В любом случае, к моменту своего приезда в Поверомо Беньямин, может, и не был убежден в том, что его жизнь чего-то стоит, но прожить ее было, несомненно, нужно – при том что ее обстоятельства ухудшались на глазах. Спустя еще один год после того, как на тосканском морском курорте им были написаны его утешительные воспоминания о берлинском детстве, ему, чтобы не попасть в лапы нацистов, пришлось навсегда покинуть родной город. Последние восемь лет своей жизни он, подобно многим другим евреям и коммунистам того времени, провел в опасной эмиграции, скитаясь по становившейся все более негостеприимной Европе. В одном из писем 1938 года он назвал себя «человеком, поселившимся в пасти у крокодила, чьим челюстям он не дает сомкнуться при помощи железных скобок»

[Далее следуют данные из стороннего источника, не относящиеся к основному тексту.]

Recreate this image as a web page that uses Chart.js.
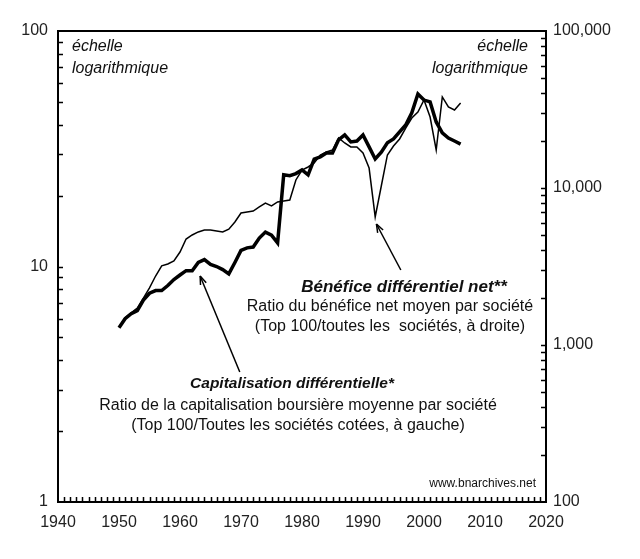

{300}. Видимо, Беньямин так и прожил свои последние десять лет – вплоть до того одинокого мгновения в номере испанской гостиницы, когда он решил, что лучше расстаться с жизнью, чем подвергнуть себя угрозе убийства.
Тем не менее именно в эти годы Беньямин написал ряд лучших своих работ, в том числе, как мы увидим в следующей главе, по-прежнему остающееся великим эссе о революционных возможностях искусства – работу, наполненную надеждой во времена, когда для надежды уже не оставалось места. Теодор Адорно, его друг и товарищ по изгнанию, понимал это очень хорошо, когда писал, что «местом для жизни тому, у кого больше нет родины, становится письмо»
{301}.
8. Модернизм и весь этот джаз
На всем протяжении 1930-х годов Франкфуртская школа пыталась уяснить, почему не случилось социалистической революции, а Гитлер пришел к власти. Тем не менее кое-какие из ее самых виртуозных работ касались культуры – этого нового для неомарксистов фронта борьбы. В 1936 году журнал Института опубликовал две работы о современном искусстве. Первая, за авторством Вальтера Беньямина, стала классическим текстом XX века, воспроизводимым в бесконечных копиях, перепечатках, скачиваниях, цитатах и фрагментах, вырезаемых и вставляемых до тех пор, пока исходящая от него аура не заполнит почти каждый текст по теории искусства, написанный с момента ее появления. Вторая, написанная Теодором Адорно, стала интеллектуальным криптонитом, презираемым даже самыми пламенными обожателями философа – во-первых, за явный расизм, во-вторых, за поставленный обсуждаемой форме искусства диагноз преждевременной эякуляции и садомазохистской репрессивной десублимации, символизирующих извращенную слабость и пассивность, которыми это искусство сковывает как своих практиков, так и его слушателей.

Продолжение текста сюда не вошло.